It may not be Earth Day yet, but the standing-room-only crowd in the Provost's Conference Room gave its full attention to this year's Earth Day theme of renewable energy at a brown bag lunch on February 29. Richard Delaney, director of the Urban Harbors Institute and a founding member of the University's Sustainability Initiative, wanted to "expand the focus" of Earth Day by co-hosting this lunch, which featured four guest speakers. Each speaker spoke passionately about how using fossil fuel leads to global warming.

Pulitzer-Prize-winning author Ross Gelbspan, a journalist whose career includes working as an environmental reporter with The Boston Globe, discussed examples from his book The Heat Is On. Gelbspan found that global warming is a far more serious problem than has been reported.
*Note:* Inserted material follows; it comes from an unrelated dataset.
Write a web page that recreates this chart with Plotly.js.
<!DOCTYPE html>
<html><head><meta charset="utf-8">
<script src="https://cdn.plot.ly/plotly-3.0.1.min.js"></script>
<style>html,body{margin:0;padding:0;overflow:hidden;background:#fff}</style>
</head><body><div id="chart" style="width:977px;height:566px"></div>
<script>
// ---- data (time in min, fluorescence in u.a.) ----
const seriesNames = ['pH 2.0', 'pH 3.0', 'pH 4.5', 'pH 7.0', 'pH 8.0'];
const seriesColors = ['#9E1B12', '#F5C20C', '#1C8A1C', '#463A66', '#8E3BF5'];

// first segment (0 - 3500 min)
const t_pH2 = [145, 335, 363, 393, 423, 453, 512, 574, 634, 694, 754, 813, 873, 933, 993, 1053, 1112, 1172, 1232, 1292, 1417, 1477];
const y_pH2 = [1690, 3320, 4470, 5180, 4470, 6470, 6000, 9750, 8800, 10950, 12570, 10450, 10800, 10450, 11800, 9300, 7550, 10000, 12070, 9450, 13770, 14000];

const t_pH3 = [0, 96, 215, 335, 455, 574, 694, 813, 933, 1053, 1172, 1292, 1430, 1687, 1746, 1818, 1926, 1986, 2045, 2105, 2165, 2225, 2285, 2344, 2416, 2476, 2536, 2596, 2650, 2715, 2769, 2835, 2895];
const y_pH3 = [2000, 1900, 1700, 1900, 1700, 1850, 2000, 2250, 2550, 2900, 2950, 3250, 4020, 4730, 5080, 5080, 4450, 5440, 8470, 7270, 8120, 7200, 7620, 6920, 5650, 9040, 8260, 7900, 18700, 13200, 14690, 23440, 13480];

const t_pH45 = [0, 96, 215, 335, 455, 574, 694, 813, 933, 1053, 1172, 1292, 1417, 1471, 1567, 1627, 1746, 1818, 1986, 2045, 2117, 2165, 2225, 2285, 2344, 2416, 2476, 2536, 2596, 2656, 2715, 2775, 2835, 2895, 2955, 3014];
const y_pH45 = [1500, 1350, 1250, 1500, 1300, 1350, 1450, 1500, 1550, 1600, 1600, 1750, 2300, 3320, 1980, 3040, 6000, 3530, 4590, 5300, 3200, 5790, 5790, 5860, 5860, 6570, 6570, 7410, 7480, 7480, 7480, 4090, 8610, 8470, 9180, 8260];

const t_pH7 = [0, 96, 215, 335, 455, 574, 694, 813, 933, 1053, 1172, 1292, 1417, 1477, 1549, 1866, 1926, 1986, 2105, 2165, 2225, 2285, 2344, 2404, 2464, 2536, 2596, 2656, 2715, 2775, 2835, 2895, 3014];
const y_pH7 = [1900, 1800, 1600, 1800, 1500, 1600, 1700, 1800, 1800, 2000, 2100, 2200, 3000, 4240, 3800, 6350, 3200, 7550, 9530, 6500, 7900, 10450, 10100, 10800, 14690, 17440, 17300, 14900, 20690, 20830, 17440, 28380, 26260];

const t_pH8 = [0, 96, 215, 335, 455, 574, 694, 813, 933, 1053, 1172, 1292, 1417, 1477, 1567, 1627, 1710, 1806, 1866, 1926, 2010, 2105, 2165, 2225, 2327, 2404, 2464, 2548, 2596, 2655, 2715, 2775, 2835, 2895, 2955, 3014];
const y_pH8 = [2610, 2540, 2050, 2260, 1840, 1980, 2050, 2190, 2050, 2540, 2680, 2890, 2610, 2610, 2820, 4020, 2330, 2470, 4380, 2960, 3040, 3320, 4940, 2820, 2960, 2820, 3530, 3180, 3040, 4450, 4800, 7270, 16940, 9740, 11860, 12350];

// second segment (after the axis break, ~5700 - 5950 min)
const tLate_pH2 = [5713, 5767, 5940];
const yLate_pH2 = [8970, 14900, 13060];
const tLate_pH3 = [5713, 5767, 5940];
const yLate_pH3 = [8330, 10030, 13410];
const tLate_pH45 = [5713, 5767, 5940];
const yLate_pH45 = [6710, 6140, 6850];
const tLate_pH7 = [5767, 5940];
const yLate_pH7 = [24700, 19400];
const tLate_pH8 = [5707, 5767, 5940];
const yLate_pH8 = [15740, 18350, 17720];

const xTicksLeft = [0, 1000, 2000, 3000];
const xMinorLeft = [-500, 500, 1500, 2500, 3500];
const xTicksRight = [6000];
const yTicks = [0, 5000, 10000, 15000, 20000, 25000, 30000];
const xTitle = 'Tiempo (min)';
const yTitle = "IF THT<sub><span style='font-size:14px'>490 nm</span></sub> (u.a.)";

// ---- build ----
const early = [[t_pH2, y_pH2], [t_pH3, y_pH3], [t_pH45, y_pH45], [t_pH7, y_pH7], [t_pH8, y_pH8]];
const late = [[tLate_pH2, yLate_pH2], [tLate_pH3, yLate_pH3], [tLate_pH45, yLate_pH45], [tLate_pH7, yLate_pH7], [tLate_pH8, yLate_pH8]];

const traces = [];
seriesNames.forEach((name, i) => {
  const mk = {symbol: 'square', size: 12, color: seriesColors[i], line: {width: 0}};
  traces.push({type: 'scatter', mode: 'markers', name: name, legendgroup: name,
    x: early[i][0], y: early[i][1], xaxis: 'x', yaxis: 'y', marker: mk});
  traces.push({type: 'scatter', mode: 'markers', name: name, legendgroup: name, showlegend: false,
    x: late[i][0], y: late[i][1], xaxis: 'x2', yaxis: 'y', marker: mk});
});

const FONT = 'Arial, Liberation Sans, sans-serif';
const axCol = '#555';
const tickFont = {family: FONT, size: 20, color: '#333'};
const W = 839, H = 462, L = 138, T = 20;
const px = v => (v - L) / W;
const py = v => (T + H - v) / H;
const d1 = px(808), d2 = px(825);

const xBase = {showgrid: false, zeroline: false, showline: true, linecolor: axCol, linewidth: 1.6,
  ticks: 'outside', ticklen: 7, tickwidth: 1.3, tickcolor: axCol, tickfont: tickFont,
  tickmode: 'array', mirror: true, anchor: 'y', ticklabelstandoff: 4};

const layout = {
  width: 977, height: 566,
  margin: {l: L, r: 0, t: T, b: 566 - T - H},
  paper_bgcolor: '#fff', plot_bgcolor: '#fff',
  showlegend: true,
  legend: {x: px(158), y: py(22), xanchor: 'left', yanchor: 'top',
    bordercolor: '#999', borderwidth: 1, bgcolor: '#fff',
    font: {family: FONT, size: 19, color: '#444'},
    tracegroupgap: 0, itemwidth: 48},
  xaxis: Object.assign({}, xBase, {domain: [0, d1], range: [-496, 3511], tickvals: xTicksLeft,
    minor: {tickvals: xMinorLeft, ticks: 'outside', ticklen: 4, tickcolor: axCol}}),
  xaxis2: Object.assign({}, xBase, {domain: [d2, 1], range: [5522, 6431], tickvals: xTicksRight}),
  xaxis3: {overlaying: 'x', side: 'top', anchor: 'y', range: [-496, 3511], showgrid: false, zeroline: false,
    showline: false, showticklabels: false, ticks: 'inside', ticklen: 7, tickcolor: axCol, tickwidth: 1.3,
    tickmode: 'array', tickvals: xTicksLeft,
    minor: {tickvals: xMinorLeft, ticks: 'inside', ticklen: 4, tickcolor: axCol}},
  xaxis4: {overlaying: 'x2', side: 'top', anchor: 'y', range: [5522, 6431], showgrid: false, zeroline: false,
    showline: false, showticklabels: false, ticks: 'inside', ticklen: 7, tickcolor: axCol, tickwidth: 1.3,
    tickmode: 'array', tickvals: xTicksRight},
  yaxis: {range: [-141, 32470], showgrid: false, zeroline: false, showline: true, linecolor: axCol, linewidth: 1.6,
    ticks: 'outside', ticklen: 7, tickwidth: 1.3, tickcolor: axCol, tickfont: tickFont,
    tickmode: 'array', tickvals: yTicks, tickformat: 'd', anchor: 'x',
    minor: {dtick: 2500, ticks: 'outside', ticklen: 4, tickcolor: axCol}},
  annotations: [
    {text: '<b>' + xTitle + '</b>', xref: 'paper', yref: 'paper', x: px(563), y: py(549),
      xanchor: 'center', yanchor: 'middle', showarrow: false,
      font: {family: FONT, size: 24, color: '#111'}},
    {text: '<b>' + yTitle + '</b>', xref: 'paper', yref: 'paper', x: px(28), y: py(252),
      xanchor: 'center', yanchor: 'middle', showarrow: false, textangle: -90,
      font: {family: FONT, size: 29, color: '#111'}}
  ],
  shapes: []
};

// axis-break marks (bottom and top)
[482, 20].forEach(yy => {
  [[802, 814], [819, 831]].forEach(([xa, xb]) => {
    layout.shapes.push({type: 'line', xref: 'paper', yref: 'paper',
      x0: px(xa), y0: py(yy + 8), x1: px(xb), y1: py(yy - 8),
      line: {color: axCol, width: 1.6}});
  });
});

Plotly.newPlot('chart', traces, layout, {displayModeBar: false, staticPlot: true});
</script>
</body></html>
Melting ice shelves, small South Pacific islands swallowed by the rising sea, and extreme weather activity are just some of the results of the increased temperature.

There is more to global warming than increased temperature. Extreme weather changes can take a toll on public health. Paul Epstein of the Harvard Center for Health and the Global Environment pointed to the loss of human life caused by typhoons, flooding, and droughts. The problems Epstein associates with these events are myriad: homelessness, destruction of crops, cholera, and dysentery, as well as mosquito-borne diseases. He also made a connection between rising asthma rates and global warming.

Curtis Olsen, director of UMass Boston's Environmental, Coastal, and Ocean Sciences Program, pushed the need for more research by the Department of Energy. His previous work with the DOE has given him keen insight into the problem and what research needs to be done. He pointed out that "fossil fuels release 6.1 billion tons of CO2 per year into the atmosphere," and that not all of that is reabsorbed back into the atmosphere, leaving scientists wondering where the "missing CO2" has gone.

MASSPIRG energy associate Michelle Toering stressed the need to put more pressure on the state legislature to adopt the clean energy agenda.